Where does the string "matplotlib" appear in the records? Copy every line that contains it.

DATA SECTION:
============
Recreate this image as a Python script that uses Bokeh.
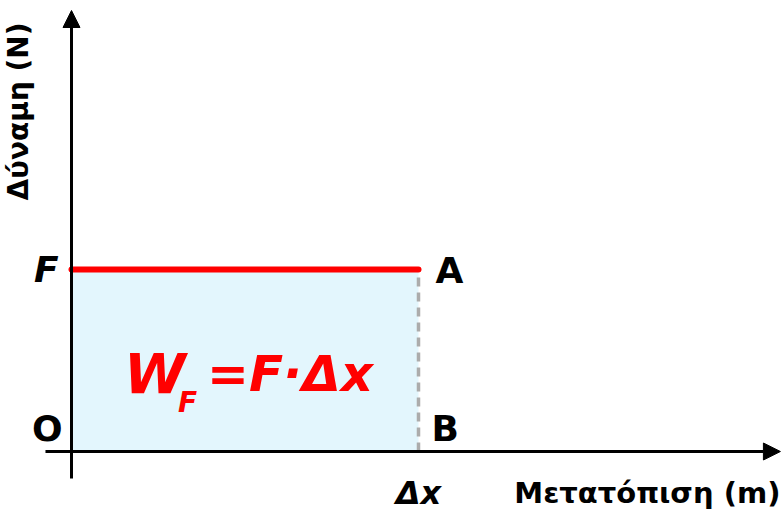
from math import pi
from bokeh.plotting import figure
from bokeh.models import Arrow, NormalHead, Label, Range1d
from bokeh.embed import file_html
from bokeh.resources import INLINE

# ---- data ----
force = 1.0          # F (constant force)
displacement = 1.0   # Δx
x_axis_ext = [-0.075, 2.043]   # extent of drawn x axis (data units)
y_axis_ext = [-0.148, 2.423]   # extent of drawn y axis (data units)
x_title = "Μετατόπιση (m)"
y_title = "Δύναμη (N)"
point_labels = {"F": "F", "A": "A", "O": "O", "B": "B", "dx": "Δx"}

FONT = "DejaVu Sans"

p = figure(width=783, height=512, output_backend="svg", toolbar_location=None,
           x_axis_type=None, y_axis_type=None, min_border=0,
           x_range=Range1d(-71/347, 712/347), y_range=Range1d(-61/182, 451/182))
p.grid.visible = False
p.outline_line_color = None
p.background_fill_color = "white"
p.border_fill_color = "white"

# work area
p.quad(left=[0], right=[displacement], bottom=[0], top=[force],
       fill_color="#e3f6fd", line_color=None)
# dashed vertical A-B
p.line([displacement, displacement], [0, force], line_color="#acacac",
       line_width=3.5, line_dash="9 6")
# force line
p.line([0, displacement], [force, force], line_color="#ff0000",
       line_width=6, line_cap="round")

# axes with arrows
p.add_layout(Arrow(x_start=x_axis_ext[0], y_start=0, x_end=x_axis_ext[1], y_end=0,
                   line_width=3, line_color="black",
                   end=NormalHead(size=17, fill_color="black", line_color="black")))
p.add_layout(Arrow(x_start=0, y_start=y_axis_ext[0], x_end=0, y_end=y_axis_ext[1],
                   line_width=3, line_color="black",
                   end=NormalHead(size=17, fill_color="black", line_color="black")))

def lab(x, y, text, size, xo=0, yo=0, align="left", base="middle",
        style="bold", color="black", angle=0):
    p.add_layout(Label(x=x, y=y, text=text, x_offset=xo, y_offset=yo,
                       text_align=align, text_baseline=base,
                       text_font=FONT, text_font_size=f"{size}px",
                       text_font_style=style, text_color=color, angle=angle))

lab(0, force, point_labels["F"], 36, xo=-13, align="right", style="bold italic")
lab(displacement, force, point_labels["A"], 36, xo=17, yo=-1)
lab(0, 0, point_labels["O"], 36, xo=-9, yo=23, align="right")
lab(displacement, 0, point_labels["B"], 36, xo=13, yo=23)
lab(displacement, 0, point_labels["dx"], 32, yo=-41, align="center", style="bold italic")
lab(x_axis_ext[1], 0, x_title, 29, yo=-41, align="right")
lab(0, force, y_title, 28, xo=-53, yo=158, align="center", angle=pi/2)

# formula W_F = F·Δx
cx, cy = displacement / 2, force / 2
lab(cx, cy, "W", 56, xo=-121, yo=-13, base="alphabetic", style="bold italic", color="#ff0000")
lab(cx, cy, "F", 28, xo=-67, yo=-42, base="alphabetic", style="bold italic", color="#ff0000")
lab(cx, cy, "=F·Δx", 50, xo=-38, yo=-13, base="alphabetic", style="bold italic", color="#ff0000")

open("out.html", "w").write(file_html(p, INLINE))
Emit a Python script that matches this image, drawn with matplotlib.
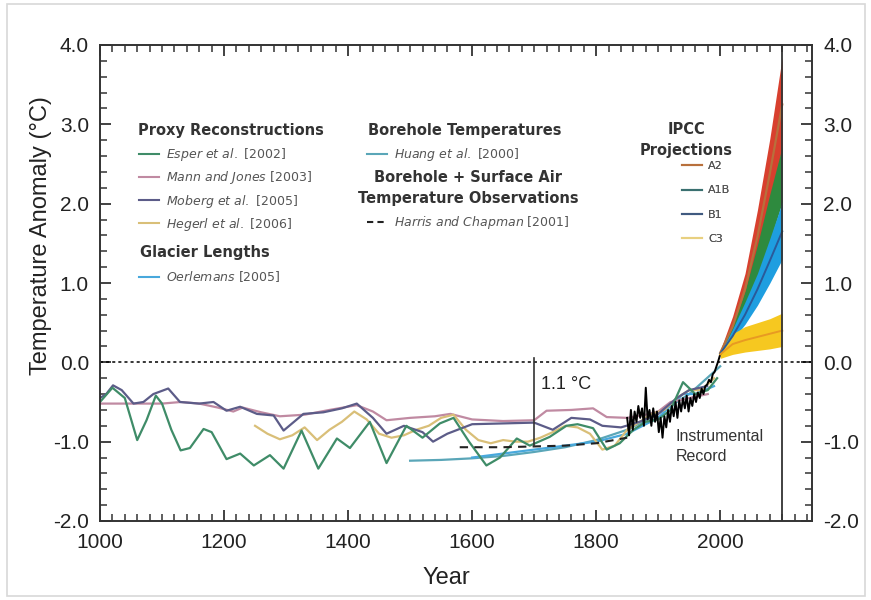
import matplotlib
matplotlib.use("Agg")
import matplotlib.pyplot as plt
from matplotlib.ticker import MultipleLocator, FormatStrFormatter
from matplotlib.lines import Line2D
from matplotlib.patches import Rectangle

plt.rcParams['font.family'] = ['Liberation Sans', 'DejaVu Sans']
plt.rcParams['mathtext.fontset'] = 'custom'
plt.rcParams['mathtext.it'] = 'DejaVu Sans:italic'
plt.rcParams['mathtext.rm'] = 'DejaVu Sans'

# ---------------- data ----------------
esper_years = [1000, 1020, 1040, 1060, 1075, 1090, 1100, 1115, 1130, 1145, 1167, 1180, 1204, 1226,
               1248, 1274, 1296, 1325, 1352, 1382, 1403, 1435, 1462, 1494, 1520, 1548, 1570, 1595,
               1623, 1645, 1672, 1693, 1725, 1752, 1770, 1795, 1817, 1838, 1860, 1880, 1900, 1920,
               1940, 1960, 1980, 1995]
esper_vals = [-0.50, -0.32, -0.45, -0.98, -0.73, -0.42, -0.52, -0.85, -1.11, -1.08, -0.84, -0.88, -1.22, -1.15,
              -1.30, -1.17, -1.34, -0.86, -1.34, -0.96, -1.08, -0.75, -1.27, -0.80, -0.95, -0.77, -0.70, -1.00,
              -1.30, -1.20, -0.96, -1.05, -0.94, -0.80, -0.78, -0.83, -1.10, -1.02, -0.85, -0.75, -0.72, -0.60,
              -0.25, -0.40, -0.35, -0.20]

mann_years = [1000, 1050, 1100, 1130, 1160, 1190, 1215, 1230, 1260, 1290, 1330, 1370, 1414, 1440,
              1462, 1500, 1540, 1565, 1600, 1650, 1700, 1720, 1760, 1795, 1817, 1850, 1880, 1900,
              1920, 1950, 1980]
mann_vals = [-0.52, -0.52, -0.52, -0.50, -0.52, -0.57, -0.62, -0.57, -0.63, -0.68, -0.66, -0.60, -0.54, -0.62,
             -0.73, -0.70, -0.68, -0.65, -0.72, -0.74, -0.73, -0.61, -0.60, -0.58, -0.69, -0.70, -0.66, -0.62,
             -0.50, -0.45, -0.40]

moberg_years = [1000, 1010, 1021, 1035, 1054, 1070, 1086, 1110, 1129, 1160, 1183, 1204, 1226, 1253,
                1280, 1296, 1328, 1360, 1390, 1414, 1440, 1462, 1490, 1520, 1537, 1560, 1600, 1650,
                1700, 1730, 1760, 1790, 1810, 1840, 1870, 1900, 1930, 1950, 1979]
moberg_vals = [-0.45, -0.40, -0.29, -0.35, -0.52, -0.50, -0.40, -0.33, -0.50, -0.52, -0.50, -0.61, -0.56, -0.65,
               -0.67, -0.86, -0.65, -0.63, -0.58, -0.52, -0.70, -0.90, -0.80, -0.88, -1.00, -0.90, -0.78, -0.77,
               -0.76, -0.85, -0.70, -0.72, -0.80, -0.82, -0.75, -0.65, -0.45, -0.35, -0.30]

hegerl_years = [1250, 1270, 1290, 1310, 1330, 1350, 1370, 1390, 1410, 1430, 1450, 1470, 1490, 1510,
                1530, 1550, 1570, 1590, 1610, 1630, 1650, 1670, 1690, 1710, 1730, 1750, 1770, 1790,
                1810, 1830, 1850, 1870, 1890, 1910, 1930, 1950, 1970, 1990]
hegerl_vals = [-0.80, -0.90, -0.97, -0.92, -0.82, -0.98, -0.85, -0.75, -0.62, -0.72, -0.90, -0.95, -0.92, -0.85,
               -0.80, -0.70, -0.66, -0.85, -0.98, -1.02, -0.98, -1.00, -1.00, -0.95, -0.88, -0.80, -0.82, -0.90,
               -1.10, -1.05, -0.85, -0.75, -0.65, -0.60, -0.45, -0.35, -0.35, -0.20]

oerlemans_years = [1600, 1650, 1700, 1750, 1800, 1850, 1880, 1900, 1920, 1940, 1960, 1990]
oerlemans_vals = [-1.20, -1.15, -1.10, -1.05, -1.00, -0.90, -0.78, -0.70, -0.55, -0.40, -0.40, -0.30]

huang_years = [1500, 1550, 1600, 1650, 1700, 1750, 1800, 1850, 1900, 1950, 2000]
huang_vals = [-1.24, -1.23, -1.21, -1.18, -1.13, -1.07, -0.98, -0.85, -0.65, -0.40, -0.05]

harris_years = [1580, 1650, 1700, 1750, 1800, 1850]
harris_vals = [-1.07, -1.07, -1.06, -1.05, -1.02, -0.95]

instr_years = [1850, 1853, 1856, 1859, 1862, 1865, 1868, 1871, 1874, 1877, 1880, 1883, 1886, 1889,
               1892, 1895, 1898, 1901, 1904, 1907, 1910, 1913, 1916, 1919, 1922, 1925, 1928, 1931,
               1934, 1937, 1940, 1943, 1946, 1949, 1952, 1955, 1958, 1961, 1964, 1967, 1970, 1973,
               1976, 1979, 1982, 1985, 1988, 1991, 1994, 1997, 2000]
instr_vals = [-0.70, -0.92, -0.60, -0.85, -0.62, -0.75, -0.55, -0.70, -0.58, -0.80, -0.32, -0.72, -0.60, -0.80,
              -0.58, -0.75, -0.62, -0.88, -0.70, -0.95, -0.68, -0.82, -0.60, -0.75, -0.55, -0.68, -0.50, -0.70,
              -0.48, -0.62, -0.45, -0.58, -0.42, -0.62, -0.45, -0.55, -0.40, -0.50, -0.38, -0.45, -0.33, -0.40,
              -0.30, -0.28, -0.22, -0.25, -0.15, -0.12, -0.05, 0.02, 0.10]

proj_years = [2000, 2020, 2040, 2060, 2080, 2100]
a2_low = [0.10, 0.38, 0.80, 1.38, 2.02, 2.70]
a2_high = [0.15, 0.58, 1.12, 1.92, 2.82, 3.85]
a2_mean = [0.12, 0.45, 0.92, 1.58, 2.38, 3.25]
a1b_low = [0.10, 0.33, 0.66, 1.08, 1.52, 2.02]
a1b_high = [0.12, 0.46, 0.90, 1.48, 2.12, 2.72]
b1_low = [0.10, 0.28, 0.48, 0.72, 1.00, 1.30]
b1_high = [0.12, 0.42, 0.76, 1.12, 1.56, 2.02]
b1_mean = [0.11, 0.33, 0.60, 0.92, 1.28, 1.65]
c3_low = [0.05, 0.10, 0.13, 0.15, 0.17, 0.20]
c3_high = [0.15, 0.36, 0.45, 0.50, 0.55, 0.62]
c3_mean = [0.10, 0.23, 0.28, 0.32, 0.36, 0.40]

step_year = 1700
step_low, step_high = -1.05, 0.05
projection_end = 2100

# ---------------- figure ----------------
fig = plt.figure(figsize=(8.71, 6.0), dpi=100)
fig.patches.append(Rectangle((7/871, 4/600), 858/871, 592/600, transform=fig.transFigure,
                             fill=False, edgecolor='#d8d8d8', linewidth=1.2))
ax = fig.add_axes([100/871, 79/600, 712/871, 476/600])

lw = 1.6
ax.plot(huang_years, huang_vals, color='#5aa6b8', lw=lw)
ax.plot(oerlemans_years, oerlemans_vals, color='#48a8dc', lw=lw)
ax.plot(mann_years, mann_vals, color='#c08aa2', lw=lw)
ax.plot(hegerl_years, hegerl_vals, color='#d9bf78', lw=lw)
ax.plot(moberg_years, moberg_vals, color='#5c5c88', lw=lw)
ax.plot(esper_years, esper_vals, color='#3f8c68', lw=lw)
ax.plot(harris_years, harris_vals, color='#222222', lw=1.5, ls=(0, (4, 3)))
ax.plot(instr_years, instr_vals, color='black', lw=1.4)

ax.fill_between(proj_years, a2_low, a2_high, color='#d8402e', lw=0)
ax.fill_between(proj_years, a1b_low, a1b_high, color='#2e8a3e', lw=0)
ax.plot(proj_years, a2_mean, color='#b8703c', lw=1.6)
ax.fill_between(proj_years, b1_low, b1_high, color='#1e9ee0', lw=0)
ax.plot(proj_years, b1_mean, color='#2a5a9a', lw=1.4)
ax.fill_between(proj_years, c3_low, c3_high, color='#f6c820', lw=0)
ax.plot(proj_years, c3_mean, color='#e89a22', lw=1.4)

ax.axhline(0, color='black', lw=1.1, ls=(0, (2, 2)))
ax.axvline(projection_end, color='#333333', lw=1.3)
ax.plot([step_year, step_year], [step_low, step_high], color='#333333', lw=1.2)
ax.text(step_year + 11, -0.28, '1.1 °C', fontsize=13, color='#222222', va='center')
ax.text(1928, -0.93, 'Instrumental', fontsize=11.5, color='#333333', va='center')
ax.text(1928, -1.19, 'Record', fontsize=11.5, color='#333333', va='center')

ax.set_xlim(1000, 2148)
ax.set_ylim(-2.0, 4.0)
ax.xaxis.set_major_locator(MultipleLocator(200))
ax.xaxis.set_minor_locator(MultipleLocator(20))
ax.yaxis.set_major_locator(MultipleLocator(1.0))
ax.yaxis.set_minor_locator(MultipleLocator(0.2))
ax.yaxis.set_major_formatter(FormatStrFormatter('%.1f'))
ax.tick_params(which='both', direction='in', top=True, right=True, labelright=True,
               color='#333333', labelsize=15, labelcolor='#222222')
ax.tick_params(which='major', length=8, width=1.3)
ax.tick_params(which='minor', length=5, width=1.1)
ax.tick_params(axis='x', which='major', pad=9)
ax.tick_params(axis='y', which='major', pad=8)
for s in ax.spines.values():
    s.set_color('#333333')
    s.set_linewidth(1.4)
ax.set_xlabel('Year', fontsize=17, color='#222222')
ax.set_ylabel('Temperature Anomaly (°C)', fontsize=17, color='#222222')
ax.xaxis.set_label_coords(0.487, -0.097)
ax.yaxis.set_label_coords(-0.068, 0.60)

# ---------------- legend blocks ----------------
def fx(px):
    return (px - 100) / 712

def fy(py):
    return (521 - py) / 476

head = dict(transform=ax.transAxes, fontsize=10.5, fontweight='bold', color='#333333', va='center',
            family='DejaVu Sans')
ax.text(fx(138), fy(130), 'Proxy Reconstructions', ha='left', **head)
ax.text(fx(140), fy(252), 'Glacier Lengths', ha='left', **head)
ax.text(fx(368), fy(130), 'Borehole Temperatures', ha='left', **head)
ax.text(fx(468), fy(177), 'Borehole + Surface Air', ha='center', **head)
ax.text(fx(468), fy(199), 'Temperature Observations', ha='center', **head)
ax.text(fx(686), fy(130), 'IPCC', ha='center', **head)
ax.text(fx(686), fy(150), 'Projections', ha='center', **head)

def block(handles, labels, x, y, size, spacing, hlen):
    leg = ax.legend(handles, labels, loc='upper left', bbox_to_anchor=(fx(x), fy(y)),
                    bbox_transform=ax.transAxes, frameon=False,
                    prop={'family': 'DejaVu Sans', 'size': size}, borderpad=0,
                    borderaxespad=0, handlelength=hlen, handletextpad=0.55, labelspacing=spacing,
                    labelcolor='#555555')
    ax.add_artist(leg)

block([Line2D([], [], color='#3f8c68', lw=1.5), Line2D([], [], color='#c08aa2', lw=1.5),
       Line2D([], [], color='#5c5c88', lw=1.5), Line2D([], [], color='#d9bf78', lw=1.5)],
      [r'$\it{Esper\ et\ al.}$ [2002]', r'$\it{Mann\ and\ Jones}$ [2003]',
       r'$\it{Moberg\ et\ al.}$ [2005]', r'$\it{Hegerl\ et\ al.}$ [2006]'], 139, 146, 9, 0.5, 1.6)
block([Line2D([], [], color='#48a8dc', lw=1.5)], [r'$\it{Oerlemans}$ [2005]'], 139, 269, 9, 0.5, 1.6)
block([Line2D([], [], color='#5aa6b8', lw=1.5)], [r'$\it{Huang\ et\ al.}$ [2000]'], 367, 146, 9, 0.5, 1.6)
block([Line2D([], [], color='#222222', lw=1.5, ls=(0, (3, 2)))],
      [r'$\it{Harris\ and\ Chapman}$ [2001]'], 367, 214, 9, 0.5, 1.6)
block([Line2D([], [], color='#b8703c', lw=1.5), Line2D([], [], color='#3a7070', lw=1.5),
       Line2D([], [], color='#405a80', lw=1.5), Line2D([], [], color='#e8d080', lw=1.5)],
      ['A2', 'A1B', 'B1', 'C3'], 682, 161, 8, 1.3, 1.8)

fig.savefig('out.png', dpi=100)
============
FINISHED EXERCISE:
Emit a Python script that matches this image, drawn with matplotlib.
import matplotlib
matplotlib.use("Agg")
import matplotlib.pyplot as plt
from matplotlib.ticker import MultipleLocator, FormatStrFormatter
from matplotlib.lines import Line2D
from matplotlib.patches import Rectangle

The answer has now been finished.